Time to Trade Collective Inertia for Collective Action
By Jane McDonald, September 20, 2019
To get where we need to on climate action, we need to do a lot of things.
Here’s what we don’t need to do.
We don’t need to continue debating whether humans are the cause of global warming. The vast majority of actively publishing climate scientists, along with a clear majority of the general population worldwide, already agree on this. We don’t need to quibble over the minutiae of every single action we are or aren’t taking in our personal lives to make a difference—yes, let’s cut down our meat consumption and use energy-efficient light bulbs; no, we mustn’t all live off the grid and eat only root vegetables.
What should we do? Think bigger, for starters.
We should demand that investors factor climate risks into their analyses. One asset manager, AllianceBernstein, recently became so convinced of this that it is requiring all portfolio managers and analysts to attend a climate change bootcamp.
We should reform subsidies that work against sustainable development, such as the hundreds of billions of government dollars spent on fossil fuel subsidies instead of on social programs or renewable energy.
We should make sure we’re not leaving anyone behind as we move to a low-carbon world. That starts with using the right data showing us where vulnerable people are at risk. And it means breaking down silos, listening to underrepresented voices and working together—because it is only through the collective and concerted effort of citizens and school children, business leaders and power brokers, activists and analysts that we will overcome the inertia that endangers us all.
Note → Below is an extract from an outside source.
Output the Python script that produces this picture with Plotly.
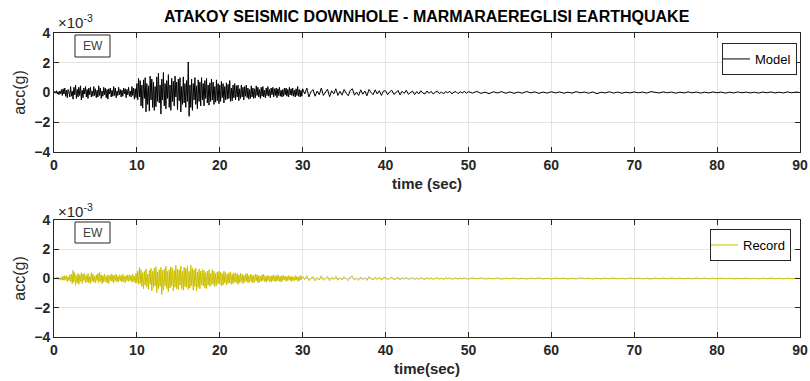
import numpy as np
import plotly.graph_objects as go

# sampling grids (s): 0-30 s every 0.1 s, 30-50 s every 0.25 s, 50-90 s every 0.5 s
time = np.concatenate([
    np.round(np.arange(0, 30, 0.1), 2),
    np.round(np.arange(30, 50, 0.25), 2),
    np.round(np.arange(50, 90.01, 0.5), 2),
])

# acceleration values in units of 1e-3 g, one row per second
model_early = [
    0.0, 0.08, -0.05, 0.12, -0.1, 0.05, -0.15, 0.1, -0.08, 0.2,
    -0.2, 0.25, -0.1, 0.3, -0.25, 0.15, -0.35, 0.2, 0.05, -0.3,
    0.4, -0.25, 0.1, -0.45, 0.35, -0.15, 0.5, -0.4, 0.2, -0.3,
    0.35, -0.2, 0.45, -0.5, 0.15, -0.35, 0.3, -0.1, 0.4, -0.3,
    0.2, -0.4, 0.3, -0.15, 0.35, -0.3, 0.1, -0.25, 0.4, -0.2,
    0.25, -0.35, 0.15, -0.3, 0.45, -0.2, 0.3, -0.4, 0.1, -0.25,
    0.35, -0.15, 0.3, -0.35, 0.2, -0.45, 0.25, -0.1, 0.3, -0.3,
    0.15, -0.25, 0.4, -0.2, 0.3, -0.35, 0.1, -0.2, 0.35, -0.15,
    0.2, -0.3, 0.15, -0.25, 0.3, -0.1, 0.25, -0.35, 0.2, -0.15,
    0.35, -0.25, 0.1, -0.3, 0.4, -0.2, 0.3, -0.45, 0.25, -0.35,
    0.6, -0.5, 0.95, -0.3, 0.8, -0.9, 0.5, -1.05, 0.85, -0.4,
    1.0, -1.3, 0.6, -0.8, 0.45, -1.25, 1.1, -0.5, 0.9, -1.0,
    0.7, -1.2, 0.4, -0.95, 1.05, -0.6, 1.3, -0.7, 0.5, -1.45,
    0.9, -0.5, 1.35, -0.9, 0.6, -1.1, 0.8, -0.4, 1.2, -1.0,
    0.5, -1.2, 0.95, -0.6, 0.75, -0.9, 1.1, -0.3, 0.7, -1.15,
    0.9, -0.55, 1.0, -1.3, 0.4, -0.8, 1.05, -0.7, 0.6, -1.0,
    0.8, -0.6, 2.05, -1.6, 0.5, -1.0, 0.9, -1.2, 0.6, -0.5,
    1.0, -0.8, 0.45, -1.1, 0.85, -0.6, 0.7, -0.9, 1.0, -0.5,
    0.6, -0.9, 0.8, -0.4, 0.95, -0.7, 0.5, -0.85, 0.65, -0.6,
    0.9, -0.5, 0.7, -0.8, 0.4, -0.65, 0.85, -0.55, 0.6, -0.75,
    0.5, -0.6, 0.75, -0.35, 0.6, -0.7, 0.4, -0.5, 0.65, -0.45,
    0.55, -0.4, 0.8, -0.6, 0.3, -0.55, 0.5, -0.35, 0.6, -0.5,
    0.45, -0.3, 0.5, -0.55, 0.25, -0.4, 0.5, -0.3, 0.35, -0.5,
    0.4, -0.25, 0.5, -0.35, 0.3, -0.45, 0.2, -0.4, 0.45, -0.3,
    0.3, -0.4, 0.25, -0.35, 0.45, -0.2, 0.35, -0.3, 0.2, -0.4,
    0.35, -0.25, 0.4, -0.3, 0.15, -0.35, 0.3, -0.2, 0.4, -0.25,
    0.2, -0.35, 0.3, -0.15, 0.35, -0.3, 0.25, -0.2, 0.3, -0.35,
    0.25, -0.2, 0.35, -0.25, 0.15, -0.3, 0.2, -0.25, 0.3, -0.15,
    0.3, -0.25, 0.2, -0.3, 0.35, -0.15, 0.25, -0.2, 0.3, -0.25,
    0.15, -0.3, 0.25, -0.2, 0.4, -0.25, 0.2, -0.3, 0.15, -0.25,
]
model_mid = [
    0.25, -0.1, 0.3, -0.3, 0.05, 0.2, -0.25, 0.1, -0.15, 0.3, -0.2, 0.0, 0.22, -0.28, 0.12, -0.1, 0.25, -0.2, 0.08, -0.18,
    0.2, -0.05, -0.22, 0.15, 0.25, -0.18, 0.02, -0.2, 0.18, -0.12, 0.1, -0.22, 0.2, 0.0, -0.15, 0.18, -0.1, 0.12, -0.2, 0.1,
    0.12, -0.15, 0.05, 0.15, -0.12, -0.02, 0.14, -0.16, 0.08, -0.06, 0.15, -0.12, 0.02, 0.1, -0.14, 0.06, -0.1, 0.12, -0.04, -0.1,
    0.1, -0.06, 0.08, -0.1, 0.02, 0.09, -0.08, 0.04, -0.1, 0.07, -0.02, 0.08, -0.09, 0.03, 0.06, -0.08, 0.05, -0.04, 0.08, -0.05,
]
model_late = [
    0.06, -0.04, 0.08, -0.06, 0.02, -0.08, 0.05, -0.03, 0.06, -0.05, 0.04, -0.06, 0.03, -0.05, 0.07, -0.02, 0.04, -0.06, 0.03, -0.04,
    0.05, -0.03, 0.04, -0.05, 0.02, -0.04, 0.06, -0.02, 0.03, -0.05, 0.04, -0.08, 0.02, -0.03, 0.05, -0.04, 0.03, -0.05, 0.02, -0.03,
    0.04, -0.02, 0.03, -0.04, 0.06, 0.02, -0.03, 0.04, -0.02, 0.03, -0.05, 0.02, -0.03, 0.04, -0.02, 0.03, -0.04, 0.02, -0.03, 0.04,
    -0.02, 0.03, -0.04, 0.02, -0.03, 0.04, -0.02, 0.03, -0.03, 0.02, -0.04, 0.03, -0.02, 0.04, -0.03, 0.02, -0.03, 0.04, -0.02, 0.03, 0.0,
]
record_early = [
    0.0, 0.03, -0.05, 0.08, -0.04, 0.1, -0.08, 0.05, -0.12, 0.1,
    -0.1, 0.15, -0.12, 0.2, -0.08, 0.18, -0.2, 0.12, -0.15, 0.25,
    -0.2, 0.3, -0.35, 0.55, -0.25, 0.4, -0.45, 0.2, -0.3, 0.35,
    -0.4, 0.25, -0.2, 0.4, -0.35, 0.3, -0.15, 0.35, -0.3, 0.2,
    -0.25, 0.35, -0.3, 0.15, -0.35, 0.4, -0.2, 0.3, -0.25, 0.15,
    -0.3, 0.25, -0.15, 0.35, -0.3, 0.45, -0.2, 0.25, -0.35, 0.2,
    -0.25, 0.3, -0.2, 0.15, -0.3, 0.25, -0.35, 0.2, -0.15, 0.3,
    -0.2, 0.25, -0.3, 0.2, -0.15, 0.3, -0.25, 0.15, -0.2, 0.25,
    -0.15, 0.2, -0.25, 0.3, -0.2, 0.15, -0.3, 0.2, -0.15, 0.25,
    -0.2, 0.25, -0.15, 0.2, -0.25, 0.3, -0.2, 0.15, -0.3, 0.35,
    -0.3, 0.5, -0.4, 0.75, -0.35, 0.6, -0.55, 0.4, -0.7, 0.5,
    -0.45, 0.65, -0.6, 0.3, -0.75, 0.55, -0.4, 0.7, -0.85, 0.5,
    -0.6, 0.7, -0.5, 0.8, -0.95, 0.45, -0.7, 0.6, -0.55, 0.75,
    -1.1, 0.55, -0.8, 0.65, -0.5, 0.85, -0.7, 0.5, -0.9, 0.6,
    -0.65, 0.8, -0.5, 0.7, -0.85, 0.55, -0.6, 0.9, -0.7, 0.65,
    -0.75, 0.6, -0.45, 0.85, -0.7, 0.5, -0.8, 0.75, -0.55, 0.7,
    -0.6, 0.85, -0.75, 0.5, -0.65, 0.9, -0.5, 0.7, -0.8, 0.6,
    -0.55, 0.7, -0.85, 0.45, -0.6, 0.65, -0.7, 0.5, -0.45, 0.6,
    -0.5, 0.55, -0.65, 0.4, -0.7, 0.5, -0.45, 0.6, -0.55, 0.35,
    -0.45, 0.6, -0.4, 0.5, -0.55, 0.35, -0.5, 0.45, -0.35, 0.5,
    -0.4, 0.45, -0.5, 0.35, -0.45, 0.5, -0.3, 0.4, -0.45, 0.3,
    -0.35, 0.4, -0.3, 0.45, -0.4, 0.3, -0.35, 0.4, -0.25, 0.35,
    -0.3, 0.35, -0.4, 0.25, -0.3, 0.35, -0.25, 0.3, -0.35, 0.2,
    -0.25, 0.3, -0.2, 0.35, -0.3, 0.2, -0.25, 0.3, -0.2, 0.25,
    -0.3, 0.2, -0.25, 0.3, -0.15, 0.25, -0.3, 0.2, -0.25, 0.15,
    -0.2, 0.25, -0.15, 0.3, -0.2, 0.15, -0.25, 0.2, -0.15, 0.2,
    -0.2, 0.15, -0.25, 0.2, -0.15, 0.25, -0.2, 0.15, -0.2, 0.25,
    -0.15, 0.2, -0.2, 0.15, -0.25, 0.2, -0.15, 0.2, -0.1, 0.15,
    -0.2, 0.15, -0.15, 0.2, -0.1, 0.15, -0.2, 0.15, -0.15, 0.1,
    -0.15, 0.2, -0.1, 0.15, -0.2, 0.1, -0.15, 0.2, -0.1, 0.15,
]
record_mid = [
    0.15, -0.08, 0.18, -0.15, 0.02, 0.12, -0.16, 0.06, -0.1, 0.18, -0.12, 0.0, 0.14, -0.16, 0.08, -0.06, 0.15, -0.12, 0.05, -0.1,
    0.12, -0.03, -0.14, 0.1, 0.15, -0.1, 0.02, -0.12, 0.1, -0.08, 0.06, -0.13, 0.12, 0.0, -0.1, 0.1, -0.06, 0.08, -0.12, 0.06,
    0.08, -0.1, 0.03, 0.09, -0.08, -0.01, 0.09, -0.1, 0.05, -0.04, 0.09, -0.07, 0.01, 0.06, -0.08, 0.04, -0.06, 0.07, -0.02, -0.06,
    0.06, -0.04, 0.05, -0.06, 0.01, 0.05, -0.05, 0.02, -0.06, 0.04, -0.01, 0.05, -0.05, 0.02, 0.04, -0.05, 0.03, -0.02, 0.05, -0.03,
]
record_late = [
    -0.03, 0.04, -0.02, 0.05, -0.04, 0.02, -0.03, 0.04, -0.05, 0.03, -0.02, 0.04, -0.03, 0.02, -0.04, 0.03, -0.02, 0.04, -0.03, 0.02,
    -0.03, 0.04, -0.02, 0.03, -0.04, 0.02, -0.03, 0.05, -0.02, 0.03, -0.04, 0.02, -0.03, 0.03, -0.02, 0.04, -0.03, 0.02, -0.03, 0.04,
    -0.02, 0.03, -0.03, 0.02, -0.04, 0.03, -0.02, 0.03, -0.03, 0.04, -0.02, 0.03, -0.02, 0.02, -0.03, 0.04, -0.02, 0.03, -0.03, 0.02,
    -0.02, 0.03, -0.02, 0.02, -0.03, 0.02, -0.02, 0.03, -0.02, 0.02, -0.03, 0.02, -0.02, 0.03, -0.02, 0.02, -0.03, 0.02, -0.02, 0.02, 0.0,
]

model = np.array(model_early + model_mid + model_late)
record = np.array(record_early + record_mid + record_late)

x_ticks = [0, 10, 20, 30, 40, 50, 60, 70, 80, 90]
y_ticks = [-4, -2, 0, 2, 4]

title_text = "ATAKOY SEISMIC DOWNHOLE - MARMARAEREGLISI EARTHQUAKE"
FONT = "Liberation Sans, Arial, sans-serif"
AX = "#262626"
GRID = "#e3e3e3"
REC_COLOR = "rgb(204,192,0)"

fig = go.Figure()
fig.add_trace(go.Scatter(x=time, y=model, mode="lines", name="Model",
                         line=dict(color="black", width=1),
                         xaxis="x", yaxis="y", legend="legend"))
fig.add_trace(go.Scatter(x=time, y=record, mode="lines", name="Record",
                         line=dict(color=REC_COLOR, width=1),
                         xaxis="x2", yaxis="y2", legend="legend2"))

def xax(domain, anchor, title):
    return dict(domain=domain, anchor=anchor, range=[0, 90], tickvals=x_ticks,
                automargin=False,
                showgrid=True, gridcolor=GRID, gridwidth=1,
                showline=True, linecolor=AX, linewidth=1, mirror="ticks",
                ticks="inside", ticklen=5, tickcolor=AX, zeroline=False,
                tickfont=dict(family=FONT, size=14, color=AX, weight="bold"),
                title=dict(text=title, font=dict(family=FONT, size=15, color=AX, weight="bold"),
                           standoff=6))

def yax(domain, anchor):
    return dict(domain=domain, anchor=anchor, range=[-4, 4], tickvals=y_ticks,
                automargin=False,
                showgrid=True, gridcolor=GRID, gridwidth=1,
                showline=True, linecolor=AX, linewidth=1, mirror="ticks",
                ticks="inside", ticklen=5, tickcolor=AX, zeroline=False,
                tickfont=dict(family=FONT, size=14, color=AX, weight="bold"),
                title=dict(text="acc(g)", font=dict(family=FONT, size=16, color=AX),
                           standoff=4))

xd = [54 / 810, 800 / 810]
fig.update_layout(
    width=810, height=381, margin=dict(l=0, r=0, t=0, b=0, autoexpand=False),
    paper_bgcolor="white", plot_bgcolor="white",
    xaxis=xax(xd, "y", "time (sec)"),
    yaxis=yax([1 - 152 / 381, 1 - 33 / 381], "x"),
    xaxis2=xax(xd, "y2", "time(sec)"),
    yaxis2=yax([1 - 337 / 381, 1 - 220 / 381], "x2"),
    legend=dict(x=797 / 810, y=1 - 43 / 381, xanchor="right", yanchor="top",
                bgcolor="white", bordercolor=AX, borderwidth=1,
                font=dict(family=FONT, size=13, color="black"),
                itemwidth=30, tracegroupgap=0, indentation=-8),
    legend2=dict(x=791 / 810, y=1 - 229 / 381, xanchor="right", yanchor="top",
                 bgcolor="white", bordercolor=AX, borderwidth=1,
                 font=dict(family=FONT, size=13, color="black"),
                 itemwidth=30, tracegroupgap=0, indentation=-8),
    showlegend=True,
)

annotations = [
    dict(text="<b>" + title_text + "</b>", x=427 / 810, y=1 - 17 / 381, xref="paper", yref="paper",
         showarrow=False, font=dict(family=FONT, size=16, color="black"), xanchor="center", yanchor="middle"),
    dict(text="×10<sup>-3</sup>", x=56 / 810, y=1 - 22 / 381, xref="paper", yref="paper",
         showarrow=False, font=dict(family=FONT, size=15, color=AX), xanchor="left", yanchor="middle"),
    dict(text="×10<sup>-3</sup>", x=56 / 810, y=1 - 210 / 381, xref="paper", yref="paper",
         showarrow=False, font=dict(family=FONT, size=15, color=AX), xanchor="left", yanchor="middle"),
    dict(text="EW", x=92.5 / 810, y=1 - 46 / 381, xref="paper", yref="paper",
         showarrow=False, font=dict(family=FONT, size=12, color="#404040"), xanchor="center", yanchor="middle"),
    dict(text="EW", x=92.5 / 810, y=1 - 232.5 / 381, xref="paper", yref="paper",
         showarrow=False, font=dict(family=FONT, size=12, color="#404040"), xanchor="center", yanchor="middle"),
]
fig.update_layout(annotations=annotations)

shapes = [
    dict(type="rect", xref="paper", yref="paper", x0=75 / 810, x1=110 / 810,
         y0=1 - 57 / 381, y1=1 - 35 / 381, line=dict(color=AX, width=1), fillcolor="white"),
    dict(type="rect", xref="paper", yref="paper", x0=75 / 810, x1=110 / 810,
         y0=1 - 243 / 381, y1=1 - 222 / 381, line=dict(color=AX, width=1), fillcolor="white"),
]
fig.update_layout(shapes=shapes)

fig.write_html("out.html")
As global citizens, world leaders and youth activists come together in New York this week under the umbrella of the UN General Assembly to discuss, debate, protest and participate. We really hope the focus will be on putting solutions into action—and on how we can all be working together.
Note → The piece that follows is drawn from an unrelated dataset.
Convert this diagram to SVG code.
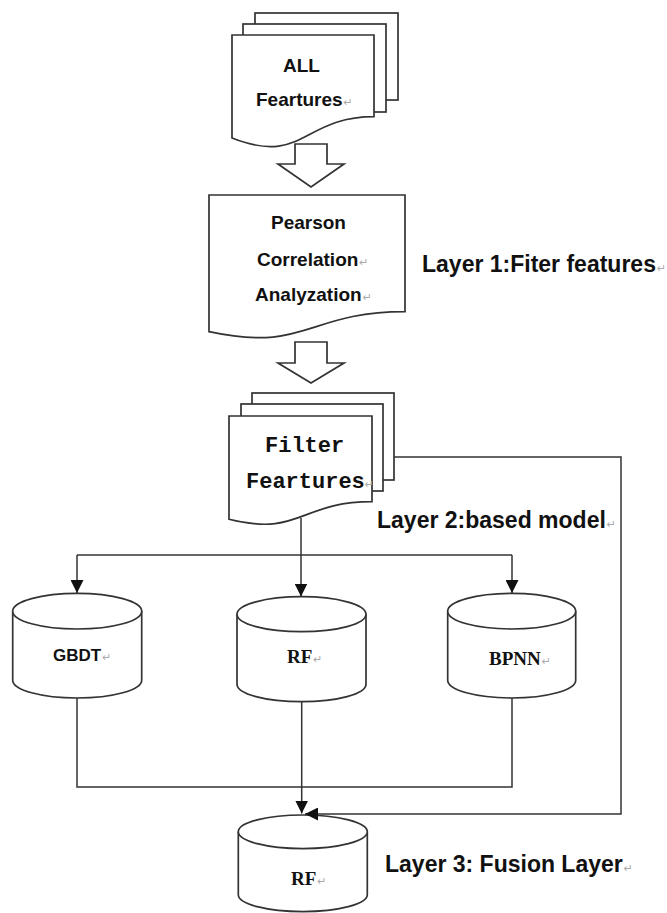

IISD’s work is grounded in collaboration because we know this approach leads to better outcomes. We convene the world’s largest forum on sustainable mining, bringing together industry, governments and international organizations. We conduct research at the world’s only freshwater institute that tests whole ecosystems, working with communities, business leaders and scientists from around the world. We manage the preeminent global network helping vulnerable people adapt to a changing climate, producing concrete actions at the national level in countries like Fiji and Ethiopia. And we work with governments and partners to help remove or reform harmful subsidies that work against climate action.
Climate change is a complex and truly global challenge. The economic, social, political and moral implications don’t stop at any border. Our response must be coordinated at all levels—from international laws and policies, to agreements between countries, to action at the city level, to individual behavioural change.
What happens next is up to us, and the time to start is now.